Exhibit 1: Playtech points out that the global online gambling market has been growing at 10% CAGR

Source: Playtech FY ’19 Annual Report, p14

In order to get a feel for the power of Playtech’s IMS technology (“Netflix style” bet-recommender) we need to compare all the revenues Playtech is generating as a result of its “Netflix style” IMS bet-recommender technology relative to this market growth.  This is given by taking all the “Gaming B2B revenue” less the revenue being generated in Asia (“Asia B2B revenue”) which is “content-only”.  I refer to the residual as “Core B2B revenue”, as can be seen in Exhibit 2 below:

Exhibit 2: Core B2B excludes revenues that don’t benefit from “bet-recommender” technology

Source: Company filings

Immediately not great; it appears the Core B2B revenue has been growing slower than the market overall (9.7% vs. Global Online GGR 5yr CAGR of 9.9%).

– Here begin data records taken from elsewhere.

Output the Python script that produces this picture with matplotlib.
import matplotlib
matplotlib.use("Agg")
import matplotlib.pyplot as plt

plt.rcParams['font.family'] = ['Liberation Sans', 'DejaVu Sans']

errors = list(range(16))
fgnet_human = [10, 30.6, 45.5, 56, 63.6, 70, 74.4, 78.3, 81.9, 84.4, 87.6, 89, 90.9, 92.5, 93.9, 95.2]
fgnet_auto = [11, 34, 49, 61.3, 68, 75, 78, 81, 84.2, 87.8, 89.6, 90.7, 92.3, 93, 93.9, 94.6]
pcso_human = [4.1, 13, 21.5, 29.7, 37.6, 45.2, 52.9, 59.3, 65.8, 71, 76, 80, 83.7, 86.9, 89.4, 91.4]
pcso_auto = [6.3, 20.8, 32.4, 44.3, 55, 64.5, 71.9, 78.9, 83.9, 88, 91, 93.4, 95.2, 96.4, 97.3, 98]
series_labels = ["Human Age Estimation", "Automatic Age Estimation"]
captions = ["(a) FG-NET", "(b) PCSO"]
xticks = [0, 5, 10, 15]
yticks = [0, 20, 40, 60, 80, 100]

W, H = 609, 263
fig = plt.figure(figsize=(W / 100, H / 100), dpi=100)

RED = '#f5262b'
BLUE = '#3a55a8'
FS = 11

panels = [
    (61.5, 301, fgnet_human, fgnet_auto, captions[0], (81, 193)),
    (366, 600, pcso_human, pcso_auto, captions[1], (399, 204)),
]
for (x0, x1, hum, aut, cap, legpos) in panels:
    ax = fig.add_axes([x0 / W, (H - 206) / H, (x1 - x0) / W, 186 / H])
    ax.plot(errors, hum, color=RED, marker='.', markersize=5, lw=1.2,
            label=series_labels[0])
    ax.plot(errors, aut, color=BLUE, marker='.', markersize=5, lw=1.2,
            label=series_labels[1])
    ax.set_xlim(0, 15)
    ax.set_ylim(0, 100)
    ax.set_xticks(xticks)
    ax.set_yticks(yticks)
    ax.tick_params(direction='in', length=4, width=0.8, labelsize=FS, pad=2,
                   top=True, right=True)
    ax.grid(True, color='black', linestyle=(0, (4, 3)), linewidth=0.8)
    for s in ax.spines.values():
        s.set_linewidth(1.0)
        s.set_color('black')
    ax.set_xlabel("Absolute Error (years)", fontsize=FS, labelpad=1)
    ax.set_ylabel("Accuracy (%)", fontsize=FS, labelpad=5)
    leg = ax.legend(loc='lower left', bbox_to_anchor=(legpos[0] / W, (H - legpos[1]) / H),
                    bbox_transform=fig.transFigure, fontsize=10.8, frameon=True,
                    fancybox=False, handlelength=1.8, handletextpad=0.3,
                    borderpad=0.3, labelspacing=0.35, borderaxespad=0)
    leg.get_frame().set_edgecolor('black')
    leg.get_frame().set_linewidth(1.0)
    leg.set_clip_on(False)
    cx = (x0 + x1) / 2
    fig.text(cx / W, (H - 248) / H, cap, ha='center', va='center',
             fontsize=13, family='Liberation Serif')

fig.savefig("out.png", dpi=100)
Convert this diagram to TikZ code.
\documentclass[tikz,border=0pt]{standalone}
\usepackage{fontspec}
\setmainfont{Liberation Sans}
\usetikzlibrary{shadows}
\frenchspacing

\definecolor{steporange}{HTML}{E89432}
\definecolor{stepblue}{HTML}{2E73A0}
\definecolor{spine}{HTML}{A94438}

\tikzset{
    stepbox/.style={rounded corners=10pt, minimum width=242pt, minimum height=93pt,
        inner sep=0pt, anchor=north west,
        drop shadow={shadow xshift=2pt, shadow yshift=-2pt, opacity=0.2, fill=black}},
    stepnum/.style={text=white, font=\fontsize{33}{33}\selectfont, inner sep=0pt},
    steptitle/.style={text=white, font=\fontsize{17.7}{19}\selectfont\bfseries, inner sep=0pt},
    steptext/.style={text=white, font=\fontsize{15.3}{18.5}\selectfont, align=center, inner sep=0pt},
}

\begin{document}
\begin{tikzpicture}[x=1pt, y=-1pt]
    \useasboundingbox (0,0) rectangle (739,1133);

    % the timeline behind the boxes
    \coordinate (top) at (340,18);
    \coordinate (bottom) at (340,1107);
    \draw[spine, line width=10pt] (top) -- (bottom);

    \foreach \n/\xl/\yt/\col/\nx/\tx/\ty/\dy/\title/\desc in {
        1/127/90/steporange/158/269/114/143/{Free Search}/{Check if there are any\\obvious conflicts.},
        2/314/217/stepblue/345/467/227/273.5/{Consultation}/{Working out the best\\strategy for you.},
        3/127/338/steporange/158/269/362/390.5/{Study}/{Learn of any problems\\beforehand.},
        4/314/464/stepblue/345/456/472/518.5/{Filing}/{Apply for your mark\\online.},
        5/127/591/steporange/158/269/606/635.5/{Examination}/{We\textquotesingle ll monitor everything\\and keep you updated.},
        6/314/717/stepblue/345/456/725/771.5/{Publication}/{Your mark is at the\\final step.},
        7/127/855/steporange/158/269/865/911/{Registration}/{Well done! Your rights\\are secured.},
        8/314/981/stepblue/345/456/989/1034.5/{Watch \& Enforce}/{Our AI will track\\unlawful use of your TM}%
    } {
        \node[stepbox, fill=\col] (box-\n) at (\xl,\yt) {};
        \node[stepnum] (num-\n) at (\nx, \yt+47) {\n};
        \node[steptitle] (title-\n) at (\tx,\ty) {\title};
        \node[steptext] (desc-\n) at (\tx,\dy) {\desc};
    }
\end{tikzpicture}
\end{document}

Total Gaming B2B revenue is made up of revenues from supplying Casino games, Sports betting technology, Bingo games, Poker games and “Other” to gambling operators, and we know from past reports that 100% of Asian B2B revenue is from supplying only online Casino games (“content only”) to Asian operators – no powerful IMS back-end, bet-recommender technology.

The problem is, even excluding Asia, it’s not clear how much of this “Core B2B revenue” is from providing its technology “online” versus how much is from providing its services to “offline” customers.  For example in the Sports vertical, in addition to providing some technology for online sports-betting, Playtech also provides sports betting machines to gambling shops and generates revenues on the sale of these machines i.e. offline. 

This is an important distinction to make, because the Netflix-style “bet-recommender” technology which is supposed to increase revenues for gambling operators is purely online; it doesn’t increase the revenues made on betting machines in betting shops.  And given an estimated 80% of UK betting shops use Playtech’s sports-betting Self-Service Betting Terminals (SSBTs), the “Sports” line item is probably highly skewed towards revenues from retail shops.

So I needed a “clean” measure of “online” revenues.  The closest thing I could get to “pure online” revenues was to estimate Core B2B Online Revenue historically.  Luckily for us, for the first time in Playtech’s history, management provided a figure for this in their March 2021 FY’20 presentation, as can be seen in Exhibit 3 below.

Exhibit 3: Playtech provides a Core B2B Online Revenue estimate for FY’19 and FY’20

Source: Playtech FY20 Results presentation

The c. €182m figure for FY ’19 provides an output for me to work with, and thereby estimate this figure historically using segment level data provided in historic annual reports, by assuming:

  • Virtually 100% of sports revenues come from retail sources (SSBT machines), and
  • Playtech’s revenues from the Casino (ex. Asia), Poker, Bingo and 50% of “Other” are online and benefiting from Playtech’s IMS technology.

Having read nearly all of Playtech’s filings over the past five-years I believe both of these I are very likely to be accurate.  Furthermore, I assume that c. €20m in Casino revenue from 2015 onwards is from “Land-based” sources, as a result of reporting changes the company made in that year, as shown in Exhibit 4 below.

Exhibit 4: Casino revenues from FY ’15 onwards includes revenues from Land-Based casinos

Source: FY’16 AR, p.39

Adjusting for these “Land-based” revenues and omitting Asian B2B revenues, my estimate of FY ’19 “Core B2B online” revenue of €178m (Exhibit 5) can be seen to be very close to Playtech’s own figure of €182m in Exhibit 3.

Exhibit 5: Estimating “Core B2B Online” revenue historically

Source: The Equity Analyst

Immediately we notice that the 5-year compounded growth rate for the Core B2B Online Revenue has materially underperformed the market as a whole (4.3% CAGR vs. 9.9% CAGR, Exhibit 2), indicating Playtech has in fact been losing market share online.

The most obvious question then is,

“If Playtech’s online offering is a ‘leading’ technology and truly superior then why has it failed to keep up with the market growth?”

This evidence suggests Playtech’s online offering is not quite as powerful as management were making out and that I previously thought.